The U.S. labor market remains robust. The U.S. Department of Labor reported that initial jobless claims for the week of March 3-9 totaled 209,000, below the forecast of 218,000. This is a slight decrease compared to the revised 210,000 claims the previous week. Initial jobless claims, which reflect corporate layoffs, have hovered around 200,000 since mid-September last year. Compared to the pre-COVID-19 pandemic period, this remains a historically low level. However, continuing jobless claims increased. The number of continuing claims, representing those applying for unemployment benefits for at least two weeks, was 1,811,000 for the week of February 25 to March 2, up 17,000 from the revised previous week.


On the other hand, the February retail sales growth rate fell short of expectations, showing mixed economic signals. According to the U.S. Department of Commerce, retail sales in February increased by 0.6% month-over-month, below the market forecast of 0.8%. Retail sales excluding automobiles rose by 0.3%. The January retail sales growth was revised down from a 0.8% increase to a 1.1% decrease month-over-month. This suggests that household spending capacity was not as strong as initially expected. Retail sales are considered a key indicator of the overall economic trend, accounting for two-thirds of the U.S. real economy.


Chris Lo, Chief Economist at FHN Financial, assessed, "One week before the FOMC, after two consecutive months of hot CPI readings, February PPI also exceeded market expectations for two months in a row, while retail sales were not completely weak but quite disappointing."


Bloomberg reported, "It is too early to draw conclusions, but some are raising eyebrows over fears of stagflation (economic stagnation with rising inflation)."


Now, investors' attention is turning to the FOMC meeting next week. Due to stickier-than-expected inflation, the Fed is likely to maintain the view that additional confirmation of a sustained slowdown in inflation is necessary.


By stock, Nvidia fell 3.24%. Electric vehicle startup Fisker plunged 51.94% after news that it hired restructuring experts in preparation for bankruptcy filing. Apple and Microsoft (MS) rose 1.09% and 2.44%, respectively. Investment platform Robinhood jumped 5.19% on news that its assets under management increased by 16%.

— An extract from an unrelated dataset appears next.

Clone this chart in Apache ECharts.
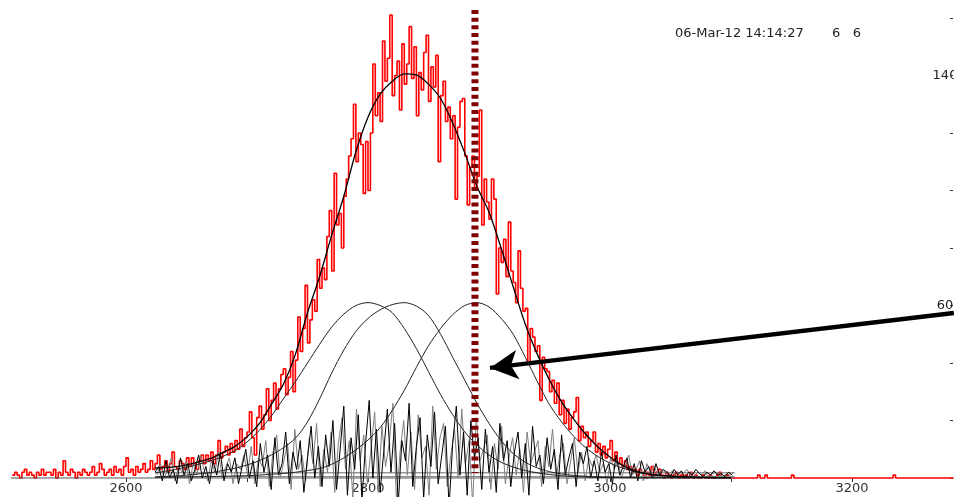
<!DOCTYPE html>
<html><head><meta charset="utf-8">
<script src="https://cdn.jsdelivr.net/npm/echarts@6/dist/echarts.min.js"></script>
<style>html,body{margin:0;padding:0;background:#fff}#c{width:954px;height:497px}</style>
</head><body><div id="c"></div>
<script>
// ---- data ----
const redStart = 2506;   // left edge of first bin (channel)
const redBin = 2;        // bin width (channels)
const redCounts = [
  // 2506 - 2622
  1,2,1,0,2,3,1,2,1,0, 2,1,3,1,2,2,1,3,0,2, 1,6,2,1,3,2,0,2,1,3,
  2,1,2,4,1,2,5,3,1,2, 3,1,4,2,3,1,4,7,2,3, 1,4,2,3,5,2,3,6,3,
  // 2624 - 2698
  5,8,3,4,6,2,5,9,4,3, 6,5,3,7,4,7,5,3,6,8, 5,8,6,9,5,8,13,7,9,11, 8,12,9,13,10,17,11,14,
  // 2700 - 2798
  16,23,14,8,21,25,17,22,31,20, 27,33,24,31,36,38,29,35,44,30,
  41,56,44,52,67,47,55,62,58,76, 66,73,69,84,93,72,106,88,92,80,
  98,104,112,118,130,110,120,116,99,117,
  // 2800 - 2898
  100,120,144,126,134,124,152,138,146,161, 133,140,145,128,151,137,144,157,139,150,
  126,141,135,148,154,131,143,136,147,110, 133,138,124,129,118,126,97,122,131,132,
  112,95,108,112,101,105,128,88,104,96,
  // 2900 - 2998
  90,104,97,64,80,75,83,70,89,72, 68,61,79,66,58,59,40,52,49,44,
  46,27,42,38,37,30,34,26,33,22, 27,19,24,17,21,23,28,13,18,14,
  16,11,13,16,9,12,8,11,7,10,
  // 3000 - 3100
  13,6,9,5,7,4,6,3,4,2, 3,1,3,2,0,2,1,4,1,2, 3,1,0,2,1,0,1,2,0,1,
  0,1,0,2,0,1,0,0,1,0, 0,1,0,0,1,2,0,0,1,0, 0,
  // 3102 - 3282
  0,0,0,0,0,0,0,0,0,0, 1,0,0,1,0,0,0,0,0,0, 0,0,0,0,1,0,0,0,0,0,
  0,0,0,0,0,0,0,0,0,0, 0,0,0,0,0,0,0,0,0,0, 0,0,0,0,0,0,0,0,0,0,
  0,0,0,0,0,0,1,0,0,0, 0,0,0,0,0,0,0,0,0,0, 0,0,0,0,0,0,0,0,0,0, 0
];

const curveX = [2624,2630,2640,2650,2660,2670,2680,2690,2700,2710,2720,2730,2740,2750,2760,2770,2780,2790,2800,2810,2820,2830,2840,2850,2860,2870,2880,2890,2900,2910,2920,2930,2940,2950,2960,2970,2980,2990,3000,3010,3020,3030,3040,3050,3060,3070,3080,3090,3100];
const fitY = [3.5,3.6,3.9,4.6,5.6,6.8,8.8,11.0,14.3,18.8,25.5,32.5,43,57.5,70,84.5,98,113.5,125.5,133.5,138,140.6,140.2,137,132,123.5,113,101.5,92.5,80,66.5,53.5,43,34,26.5,20.5,15.2,10.8,7.3,4.5,2.6,1.5,0.9,0.6,0.4,0.3,0.2,0.15,0.1];
const compA = [1.8,2.2,2.9,3.8,4.8,6.0,7.5,9.5,12.5,16.5,21.5,27.5,33.5,40,46.5,52.5,57,60,61,60,57.5,52,45,37,29,22,16,11.5,8,5.5,3.8,2.6,1.8,1.2,0.8,0.5,0.3,0.2,0.15,0.1,0.1,0.1,0.1,0.1,0.1,0.1,0.1,0.1,0.1];
const compB = [0.3,0.5,0.7,1.0,1.4,1.9,2.6,3.4,4.5,6.0,8.0,10.5,13.8,19.5,27.5,36.5,44.5,51,55.5,58.5,60.3,61,59.8,56.5,50,42,34,26,19,13,8.5,5.5,3.5,2.2,1.4,0.9,0.6,0.4,0.3,0.2,0.15,0.1,0.1,0.1,0.1,0.1,0.1,0.1,0.1];
const compC = [0.2,0.25,0.3,0.35,0.4,0.5,0.6,0.7,0.8,1.0,1.3,1.6,2.0,2.6,3.3,4.8,7,9.8,13.2,17.5,23.5,30.5,38.5,46,52,56.8,60,61,59.5,55.5,50,42,33.5,25.5,19.5,14.5,10.5,7.5,5.2,3.5,2.3,1.5,1.0,0.7,0.5,0.3,0.2,0.1,0.1];

const residBlackStart = 2624, residGrayStart = 2625.5, residStep = 3;
const residBlack = [
  2,4,-1,6,0,3,-2,7,1,5,-1,3,8,0,4,-2,6,1,9,-1,5,2,7,-2,4,10,
  0,6,-3,12,2,8,-4,14,1,5,16,-2,9,3,13,-5,7,18,0,11,-3,15,4,20,-4,
  10,25,-6,14,3,22,-8,12,27,0,17,-5,9,24,2,19,-9,13,6,26,-3,11,21,-7,15,4,23,-2,8,18,-10,12,25,1,16,-6,20,7,14,-4,
  17,2,11,-5,19,6,13,-3,9,16,0,12,-6,18,4,8,-2,14,3,10,-4,15,1,7,12,-3,9,5,11,0,
  6,-1,9,2,5,-2,8,1,4,7,0,5,-1,6,2,4,0,5,1,3,
  2,0.5,3,1,2.5,0,2,1,3,1.5,0.5,2,1,2.5,1,1.5,0.5,2,1
];
const residGray = [
  1,5,0,3,7,-1,4,2,6,-2,5,1,8,3,-1,6,2,9,0,4,7,-2,5,3,8,1,
  11,-2,7,4,13,-3,9,15,0,6,12,-4,17,3,8,-1,14,5,19,-3,10,2,16,-5,12,
  21,3,13,-7,24,6,15,-2,10,23,-5,18,4,12,26,-8,9,20,1,16,-4,22,7,11,-6,25,3,14,19,-3,8,17,0,24,5,13,-9,21,6,10,
  15,-4,12,3,18,-2,7,14,1,10,-5,16,5,9,13,-3,11,4,17,0,8,12,-2,6,14,2,9,-1,7,4,
  8,2,5,-2,7,3,6,0,4,8,1,3,6,-1,5,2,4,1,3,2,
  1,2.5,0.5,2,1.5,3,1,0.5,2,1,2.5,0,1.5,2,1,0.5,1.5,1,2
];
const baseLines = [ {y:0, from:2505, to:3103}, {y:1.8, from:2624, to:3103}, {y:0.5, from:2624, to:3103} ];
const markerX = 2888.4, markerTop = 162.8, markerBottom = 1.7;
const arrowFrom = [3284.2, 57.4], arrowTo = [2900.8, 38.3];
const xLabels = [2600, 2800, 3000, 3200];
const yLabels = [60, 140];
const stampText = '06-Mar-12 14:14:27';
const stampNums = '6   6';
// full-canvas data window (channel / counts at canvas edges)
const viewX = [2495.87, 3284.3];
const viewY = [-6.609, 166.261];

// ---- build ----
const redData = redCounts.map((v,i)=>[redStart + i*redBin, v]);
redData.push([redStart + redCounts.length*redBin, redCounts[redCounts.length-1]]);
const pairs = (xs, ys) => xs.map((x,i)=>[x, ys[i]]);
const resid = (start, ys) => ys.map((v,i)=>[start + i*residStep, v]);
const FONT = 'DejaVu Sans';

const lineS = (name, data, color, width, extra) => Object.assign({
  name, type:'line', data, symbol:'none', showSymbol:false, clip:true, silent:true,
  xAxisIndex:0, yAxisIndex:0,
  lineStyle:{color, width}, emphasis:{disabled:true}
}, extra||{});

const series = [
  lineS('counts', redData, '#ff0000', 1.6, {step:'end', z:1}),
  ...baseLines.map((b,i)=>lineS('base'+i, [[b.from,b.y],[b.to,b.y]], i===0?'#555':(i===1?'#666':'#888'), 1, {z:2})),
  lineS('residGray', resid(residGrayStart, residGray), '#808080', 1, {z:3}),
  lineS('residBlack', resid(residBlackStart, residBlack), '#000', 1, {z:4}),
  lineS('A', pairs(curveX, compA), '#222', 1, {smooth:0.3, z:5}),
  lineS('B', pairs(curveX, compB), '#222', 1, {smooth:0.3, z:5}),
  lineS('C', pairs(curveX, compC), '#222', 1, {smooth:0.3, z:5}),
  lineS('fit', pairs(curveX, fitY), '#000', 1.3, {smooth:0.3, z:6}),
  lineS('marker', [[markerX, markerTop],[markerX, markerBottom]], '#800000', 7,
        {z:7, lineStyle:{color:'#800000', width:7, type:[4,3.7], cap:'butt'}}),
  {
    name:'arrow', type:'line', data:[], xAxisIndex:0, yAxisIndex:0, silent:true, z:8,
    markLine:{
      silent:true, animation:false, symbol:['none','arrow'], symbolSize:[22,28],
      label:{show:false},
      lineStyle:{color:'#000', width:4.5, type:'solid'},
      emphasis:{disabled:true},
      data:[[{coord:arrowFrom},{coord:arrowTo}]]
    }
  }
];

const chart = echarts.init(document.getElementById('c'));
chart.setOption({
  animation:false,
  backgroundColor:'#fff',
  title:[
    {text:stampText, left:675, top:27, padding:0, textStyle:{fontFamily:FONT, fontSize:13, fontWeight:'normal', color:'#222'}},
    {text:stampNums, left:832, top:27, padding:0, textStyle:{fontFamily:FONT, fontSize:13, fontWeight:'normal', color:'#222'}}
  ],
  grid:[
    {left:0, right:0, top:0, bottom:0, containLabel:false, outerBoundsMode:'none'},
    {left:126, right:102, top:18, bottom:19, containLabel:false, outerBoundsMode:'none'}
  ],
  xAxis:[
    {type:'value', gridIndex:0, min:viewX[0], max:viewX[1], show:false},
    {
      type:'value', gridIndex:1, min:2600, max:3200, interval:100,
      axisLine:{show:false}, splitLine:{show:false},
      axisTick:{show:true, length:4, lineStyle:{color:'#333'}},
      axisLabel:{margin:4, color:'#333', fontFamily:FONT, fontSize:13,
        formatter:v=> xLabels.includes(v) ? String(v) : ''}
    }
  ],
  yAxis:[
    {type:'value', gridIndex:0, min:viewY[0], max:viewY[1], show:false},
    {
      type:'value', gridIndex:1, position:'right', offset:101, min:0, max:160, interval:20,
      axisLine:{show:false}, splitLine:{show:false},
      axisTick:{show:true, inside:true, length:3, lineStyle:{color:'#333'}},
      axisLabel:{inside:true, align:'center', margin:8, color:'#222', fontFamily:FONT, fontSize:13,
        formatter:v=> yLabels.includes(v) ? String(v) : ''}
    }
  ],
  series
});
</script></body></html>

International oil prices rose as the International Energy Agency (IEA) raised its oil demand forecast for this year. West Texas Intermediate (WTI) crude closed at $81.26 per barrel, up $1.54 (1.9%) from the previous trading day, breaking above $80 for the first time since early November last year. Brent crude ended the day at $85.42 per barrel, up $1.39 (1.7%) from the previous day.